¿DE CUÁNDO ACÁ NOS COMPRAMOS LA DESIGUALDAD? / FABIOLA DÍAZ DE LEÓN-ESCUELA DE SEÑORITAS #JuevesDeMasColumnas @escdesenoritas
Ya no recordamos el momento en que el monoteísmo marcó la enorme diferencia entre lo femenino y lo masculino. Son más de miles y miles de años en que lo femenino se considera inferior a lo masculino. No sólo inferior, sino supeditado, dependiente, anclado a ser validado por lo masculino para poder ser.

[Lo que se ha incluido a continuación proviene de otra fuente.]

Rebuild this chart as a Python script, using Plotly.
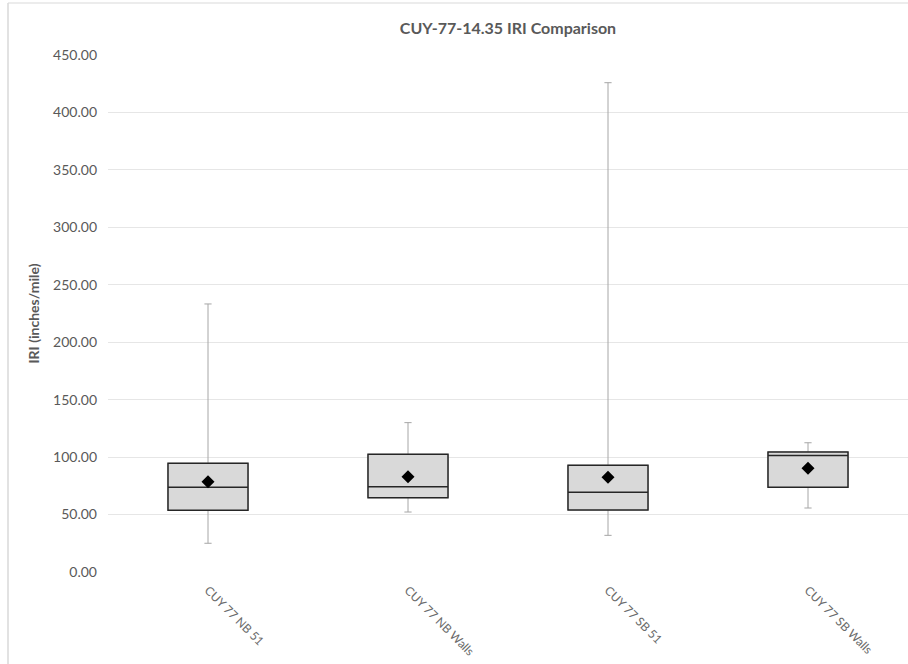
import plotly.graph_objects as go

categories = ["CUY 77 NB 51", "CUY 77 NB Walls", "CUY 77 SB 51", "CUY 77 SB Walls"]
minimum = [25.0, 52.2, 31.9, 55.7]
q1 = [53.7, 64.7, 54.0, 73.7]
median = [73.7, 74.2, 69.4, 101.5]
q3 = [94.6, 102.4, 92.9, 104.4]
maximum = [233.3, 130.0, 425.9, 112.5]
means = [78.6, 82.9, 82.4, 90.2]
y_ticks = [0, 50, 100, 150, 200, 250, 300, 350, 400, 450]

FONT = "Lato, 'Open Sans', sans-serif"
TXT = "#595959"

fig = go.Figure()

# whiskers (gray)
fig.add_trace(go.Box(
    x=categories, q1=q1, median=median, q3=q3,
    lowerfence=minimum, upperfence=maximum,
    fillcolor="#d9d9d9", line=dict(color="#a6a6a6", width=1),
    width=0.4, whiskerwidth=0.09, boxpoints=False,
    showlegend=False, hoverinfo="skip",
))
# boxes (dark outline)
fig.add_trace(go.Box(
    x=categories, q1=q1, median=median, q3=q3,
    lowerfence=q1, upperfence=q3,
    fillcolor="#d9d9d9", line=dict(color="#262626", width=1.5),
    width=0.4, whiskerwidth=0, boxpoints=False,
    showlegend=False,
))
# means
fig.add_trace(go.Scatter(
    x=categories, y=means, mode="markers",
    marker=dict(symbol="diamond", size=10, color="black"),
    showlegend=False,
))

fig.update_layout(
    width=908, height=664,
    margin=dict(l=108, r=0, t=55, b=92),
    paper_bgcolor="white", plot_bgcolor="white",
    boxmode="overlay",
    font=dict(family=FONT, color=TXT, size=13),
    title=dict(text="<b>CUY-77-14.35 IRI Comparison</b>", x=0.5, xref="paper",
               y=1 - 28 / 664, yanchor="middle", xanchor="center",
               font=dict(family=FONT, size=16, color=TXT)),
    xaxis=dict(showgrid=False, showline=False, zeroline=False, tickangle=45,
               ticks="", range=[-0.5, 3.5], ticklabelstandoff=8,
               tickfont=dict(size=12, color="#6b6b6b")),
    yaxis=dict(range=[0, 450], tickvals=y_ticks, tickformat=".2f",
               showgrid=True, gridcolor="#e6e6e6", gridwidth=1,
               zeroline=False, showline=False, ticks="",
               ticklabelstandoff=10,
               tickfont=dict(size=14, color=TXT),
               title=dict(text="<b>IRI (inches/mile)</b>", standoff=10,
                          font=dict(size=14, color=TXT))),
    shapes=[
        dict(type="line", xref="paper", yref="paper",
             x0=-100 / 800, x1=-100 / 800, y0=(572 - 3) / 517, y1=-100 / 517,
             line=dict(color="#d9d9d9", width=1.5)),
        dict(type="line", xref="paper", yref="paper",
             x0=-100 / 800, x1=1.0, y0=(572 - 3) / 517, y1=(572 - 3) / 517,
             line=dict(color="#d9d9d9", width=1)),
    ],
)

fig.write_html("out.html", config={"displayModeBar": False},
               post_script="document.body.style.margin='0';")
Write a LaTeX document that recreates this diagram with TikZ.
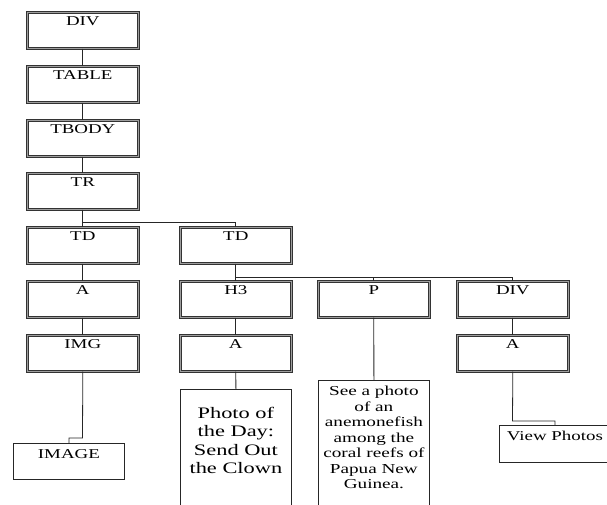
\documentclass[tikz,border=0pt]{standalone}
\usepackage{fontspec}
\setmainfont{Liberation Serif}
\begin{document}
\begin{tikzpicture}[x=1pt,y=-1pt,
  dbox/.style={draw=black!80, line width=0.6pt, double=black!38, double distance=1.6pt,
    minimum width=111pt, minimum height=36pt, anchor=north west, inner sep=0pt},
  sbox/.style={draw=black!85, line width=0.8pt, anchor=north west, inner sep=0pt,
    minimum width=111pt},
  lab/.style={anchor=north, inner sep=0pt, yshift=-4.5pt, xscale=1.4, transform shape,
    font=\fontsize{13.5}{15.5}\selectfont},
  conn/.style={draw=black!85, line width=0.8pt}]
\useasboundingbox (0,0) rectangle (607,504);
\clip (0,0) rectangle (607,504);
% column 1
\node[dbox, label={[lab]north:DIV}] (div) at (27,12) {};
\node[dbox, label={[lab]north:TABLE}] (table) at (27,66) {};
\node[dbox, label={[lab]north:TBODY}] (tbody) at (27,120) {};
\node[dbox, label={[lab]north:TR}] (tr) at (27,173) {};
\node[dbox, label={[lab]north:TD}] (td1) at (27,227) {};
\node[dbox, label={[lab]north:A}] (a1) at (27,281) {};
\node[dbox, label={[lab]north:IMG}] (img) at (27,335) {};
\node[sbox, minimum height=36pt, label={[lab,yshift=-1.5pt]north:IMAGE}] (image) at (13,443) {};
% column 2
\node[dbox, label={[lab]north:TD}] (td2) at (180,227) {};
\node[dbox, label={[lab]north:H3}] (h3) at (180,281) {};
\node[dbox, label={[lab]north:A}] (a2) at (180,335) {};
\node[sbox, minimum height=140pt, label={[lab, yshift=-13.5pt, align=center,
  font=\fontsize{16}{18.3}\selectfont]north:Photo of\\the Day:\\Send Out\\the Clown}] (photo) at (180,389) {};
% column 3
\node[dbox, label={[lab]north:P}] (p) at (318,281) {};
\node[sbox, minimum height=150pt, label={[lab, yshift=-1.5pt, align=center,
  font=\fontsize{13.7}{15.5}\selectfont]north:See a photo\\of an\\anemonefish\\among the\\coral reefs of\\Papua New\\Guinea.}] (ptext) at (318,380) {};
% column 4
\node[dbox, label={[lab]north:DIV}] (div2) at (457,281) {};
\node[dbox, label={[lab]north:A}] (a4) at (457,335) {};
\node[sbox, minimum height=37pt, label={[lab,yshift=-1.5pt]north:View Photos}] (view) at (499,425) {};
% connectors
\coordinate (b1) at (82.5,438);
\coordinate (b2) at (82.5,222);
\coordinate (b3) at (235.5,277);
\coordinate (b4) at (512.5,421);
\draw[conn] (div.south) -- (table.north);
\draw[conn] (table.south) -- (tbody.north);
\draw[conn] (tbody.south) -- (tr.north);
\draw[conn] (tr.south) -- (td1.north);
\draw[conn] (b2) -| (td2.north);
\draw[conn] (td1.south) -- (a1.north);
\draw[conn] (a1.south) -- (img.north);
\draw[conn] (img.south) -- (b1) -| (image.north);
\draw[conn] (td2.south) -- (h3.north);
\draw[conn] (b3) -| (p.north);
\draw[conn] (b3) -| (div2.north);
\draw[conn] (h3.south) -- (a2.north);
\draw[conn] (a2.south) -- (photo.north);
\draw[conn] (p.south) -- (ptext.north);
\draw[conn] (div2.south) -- (a4.north);
\draw[conn] (a4.south) -- (b4) -| (view.north);
\end{tikzpicture}
\end{document}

Desde la antigua Grecia Pandora es el antecedente de Eva, ambas culpables de todos los males y, por ende, merecedoras de todos los castigos que se le apliquen a lo femenino. A lo femenino entendido como lo que es penetrado y lo masculino como aquello que tiene la capacidad de penetrar. En el sexo entre hombres se da comúnmente una discriminación a la parte pasiva de la relación. El que es penetrado es visto como inferior al omnipotente penetrador. Al que detenta la potencia activa se le ve como el poderoso y al que penetran se le relaciona con el principio femenino. Ya por ello se dice que es la “mujer” dentro de la relación. De ahí que la “mujer”, aún sin serlo, sea inferior. Sea menos. En las relaciones entre mujeres también se da la misma situación, los roles de pasiva y activa, pueden intercambiarse, pero, con frecuencia, se cuestiona: ¿quién es el hombre y quién es la mujer? Ante lo heteronormado hegemónico la homosexualidad es una copia “rarita” de la pareja heterosexual.

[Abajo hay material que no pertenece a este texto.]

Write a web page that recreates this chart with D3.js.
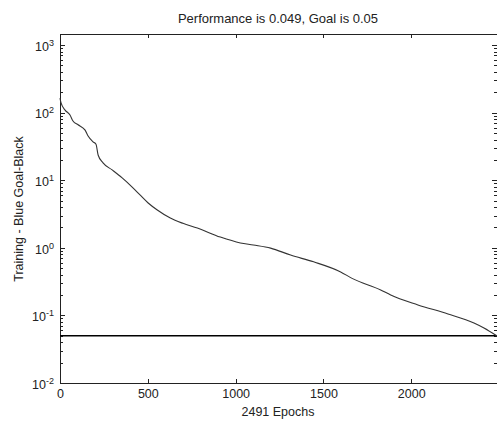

Entre hombre y mujer lo mismo: no importa cual sea la formación educativa, profesional o de capacidad económica, se espera que la mujer cumpla con los roles domésticos y de crianza por de facto. No importa que trabaje decenas de horas fuera de casa, lo común es que las labores del hogar tengan que ser satisfechas por ellas. Y después, cumplir con sus deberes maritales. La cama. Ellas pasan a cumplir con un servicio sexual que entienden como un deber, una obligación en la que es malo que no quieran tener sexo, o peor cuando lo desean.

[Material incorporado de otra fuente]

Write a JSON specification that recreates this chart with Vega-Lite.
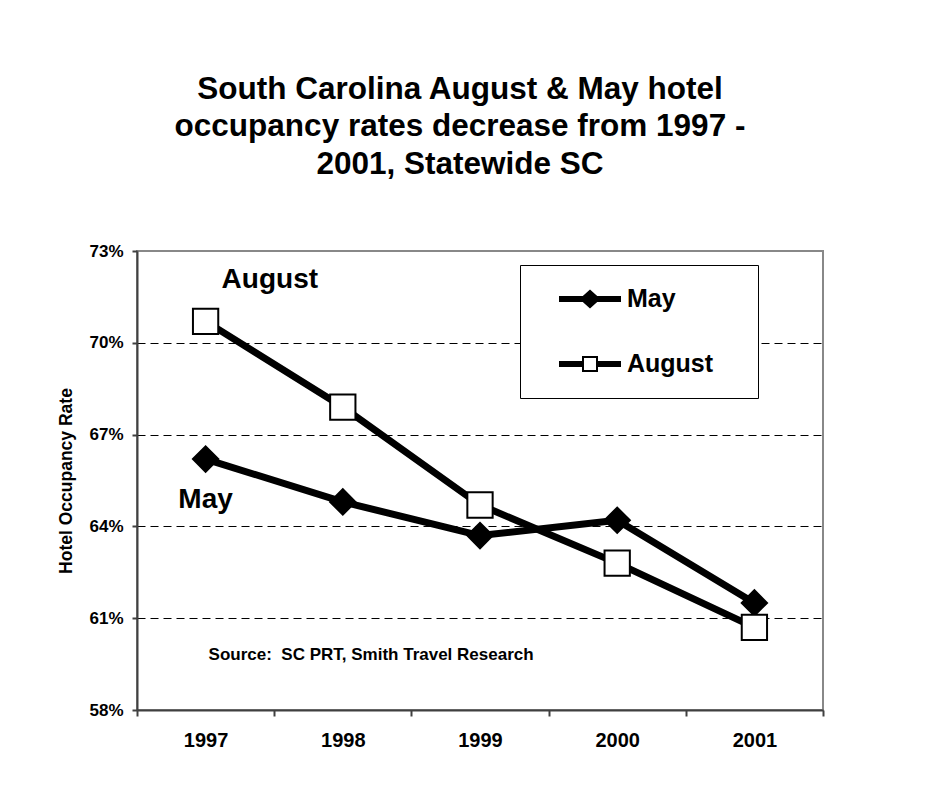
{
  "$schema": "https://vega.github.io/schema/vega-lite/v6.json",
  "width": 686,
  "height": 459,
  "autosize": {"type": "none"},
  "padding": {"left": 137, "top": 251, "right": 103, "bottom": 86},
  "background": "white",
  "title": {
    "text": ["South Carolina August & May hotel", "occupancy rates decrease from 1997 -", "2001, Statewide SC"],
    "anchor": "middle",
    "dx": -20,
    "offset": 62,
    "font": "Liberation Sans",
    "fontSize": 31.5,
    "fontWeight": "bold",
    "color": "black",
    "lineHeight": 37.5
  },
  "config": {
    "font": "Liberation Sans",
    "view": {"stroke": "#888888", "strokeWidth": 2}
  },
  "data": {
    "values": [
      {"year": "1997", "series": "May", "rate": 0.662},
      {"year": "1998", "series": "May", "rate": 0.648},
      {"year": "1999", "series": "May", "rate": 0.637},
      {"year": "2000", "series": "May", "rate": 0.642},
      {"year": "2001", "series": "May", "rate": 0.615},
      {"year": "1997", "series": "August", "rate": 0.707},
      {"year": "1998", "series": "August", "rate": 0.679},
      {"year": "1999", "series": "August", "rate": 0.647},
      {"year": "2000", "series": "August", "rate": 0.628},
      {"year": "2001", "series": "August", "rate": 0.607}
    ]
  },
  "encoding": {
    "x": {
      "field": "year",
      "type": "ordinal",
      "scale": {"paddingInner": 0, "paddingOuter": 0},
      "axis": {
        "title": null,
        "labelAngle": 0,
        "tickBand": "extent",
        "domainColor": "#404040",
        "domainWidth": 2,
        "tickColor": "#404040",
        "tickWidth": 2,
        "tickSize": 6,
        "labelFont": "Liberation Sans",
        "labelFontSize": 20,
        "labelFontWeight": "bold",
        "labelColor": "black",
        "labelPadding": 14,
        "grid": false
      }
    },
    "y": {
      "field": "rate",
      "type": "quantitative",
      "scale": {"domain": [0.58, 0.73], "nice": false, "zero": false},
      "axis": {
        "title": "Hotel Occupancy Rate",
        "titleFont": "Liberation Sans",
        "titleFontSize": 17.5,
        "titleFontWeight": "bold",
        "titleColor": "black",
        "titlePadding": 13,
        "values": [0.58, 0.61, 0.64, 0.67, 0.7, 0.73],
        "format": ".0%",
        "labelFont": "Liberation Sans",
        "labelFontSize": 17,
        "labelFontWeight": "bold",
        "labelColor": "black",
        "labelPadding": 9,
        "domainColor": "#404040",
        "domainWidth": 2,
        "tickColor": "#404040",
        "tickWidth": 2,
        "tickSize": 5,
        "grid": true,
        "gridColor": "black",
        "gridWidth": 1,
        "gridDash": [8, 5],
        "gridOpacity": {"condition": {"test": "datum.value > 0.59 && datum.value < 0.72", "value": 1}, "value": 0}
      }
    }
  },
  "resolve": {"scale": {"shape": "independent"}},
  "layer": [
    {
      "mark": {"type": "line", "color": "black", "strokeWidth": 7, "strokeJoin": "round"},
      "encoding": {"detail": {"field": "series"}}
    },
    {
      "mark": {"type": "point", "filled": true, "stroke": "black", "strokeWidth": 2, "size": 640, "opacity": 1},
      "encoding": {
        "shape": {
          "field": "series",
          "scale": {"domain": ["May", "August"], "range": ["diamond", "square"]},
          "legend": null
        },
        "fill": {
          "field": "series",
          "scale": {"domain": ["May", "August"], "range": ["black", "white"]},
          "legend": null
        }
      }
    },
    {
      "data": {"values": [{"series": "May"}, {"series": "August"}]},
      "transform": [{"filter": "false"}],
      "mark": {"type": "point", "filled": true, "color": "black", "opacity": 1},
      "encoding": {
        "shape": {
          "field": "series",
          "scale": {
            "domain": ["May", "August"],
            "range": [
              "M0,-1Z M0,1Z M-1,-0.097H1V0.097H-1Z M-0.34,0L0,-0.31L0.34,0L0,0.31Z",
              "M0,-1Z M0,1Z M-1,-0.097H-0.258V0.097H-1Z M0.258,-0.097H1V0.097H0.258Z M-0.258,-0.258H0.258V0.258H-0.258Z M-0.194,-0.194V0.194H0.194V-0.194Z"
            ]
          },
          "legend": {
            "title": null,
            "orient": "none",
            "legendX": 383,
            "legendY": 14,
            "symbolSize": 3844,
            "symbolStrokeWidth": 0,
            "symbolFillColor": "black",
            "symbolOffset": 36,
            "labelOffset": 6,
            "labelExpr": "datum.label + '\u2800\u2009\u2800'",
            "labelFont": "Liberation Sans",
            "labelFontSize": 25,
            "labelFontWeight": "bold",
            "labelColor": "black",
            "rowPadding": 3,
            "padding": 3,
            "strokeColor": "black",
            "fillColor": "white",
            "encode": {
              "legend": {
                "update": {
                  "stroke": {"value": "black"},
                  "strokeWidth": {"value": 1.5}
                }
              }
            }
          }
        }
      }
    },
    {
      "data": {"values": [{"year": "1997", "rate": 0.7178, "label": "August"}]},
      "mark": {"type": "text", "align": "left", "baseline": "alphabetic", "dx": 16, "font": "Liberation Sans", "fontSize": 28, "fontWeight": "bold", "color": "black"},
      "encoding": {"text": {"field": "label"}}
    },
    {
      "data": {"values": [{"year": "1997", "rate": 0.6459, "label": "May"}]},
      "mark": {"type": "text", "align": "center", "baseline": "alphabetic", "font": "Liberation Sans", "fontSize": 28, "fontWeight": "bold", "color": "black"},
      "encoding": {"text": {"field": "label"}}
    },
    {
      "data": {"values": [{"year": "1997", "rate": 0.5963, "label": "Source:\u00a0 SC PRT, Smith Travel Research"}]},
      "mark": {"type": "text", "align": "left", "baseline": "alphabetic", "dx": 3, "font": "Liberation Sans", "fontSize": 17, "fontWeight": "bold", "color": "black"},
      "encoding": {"text": {"field": "label"}}
    }
  ]
}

El deseo en la mujer se promueve siempre y cuando cumpla la fantasía del otro o la otra o el otre, el deseo femenino entendido como un mecanismo autónomo (como lo es en los varones o lo masculino) que reclama satisfacción es una transgresión que muchas veces se castiga con violencia, rechazo, castigo y hasta la muerte.
Lo femenino encarnado en niñas, adolescentes o adultas, nacidas o no como mujeres, aquí entran las poblaciones trans y no binaries, y los hombres que adoptan el rol pasivo que en un determinado momento encarnan esa posibilidad de penetración o servilismo sexual supeditado al deseo del otrx, es causante de pecado, de culpa, de incitadorxs o perversxs y la violencia llega a grados innombrables. Todo tipo de torturas son pocas, las vejaciones caen como cascadas. El feminicidio y los crímenes de odio se repiten con inusual repetición todos los días. La culpa es la suficiente para justificarla. La culpa del otro se cura con sangre, con violencia, con castigo, con la vida. Como si de alguna manera el sacrificio purificara el pecado en el que caen por incitarlos al deseo. El deseo no solo del otro cuerpo, el deseo de satisfacer las pasiones propias sean estas un mero coito, manoseo, juego sexual o violencia, asesinato, tortura. El satisfactor está ahí. En un mero muerto el perro se acabó la rabia. Pero no es así porque una y otra vez esto se repite en diferentes momentos, en diferentes cuerpos, en diferentes sujetos de castigo.
Esto es someramente la desigualdad entre lo masculino y lo femenino que no es privativo de hetero u homosexuales. De hombres y mujeres. Es privativo de la humanidad que se empeña en hacer la diferencia.
Eliminarla es lo que se pretende y en ello se van las vidas gratuitamente entre el que es poderoso y el que no lo es. El que lo es, mata, el que no lo es, muere.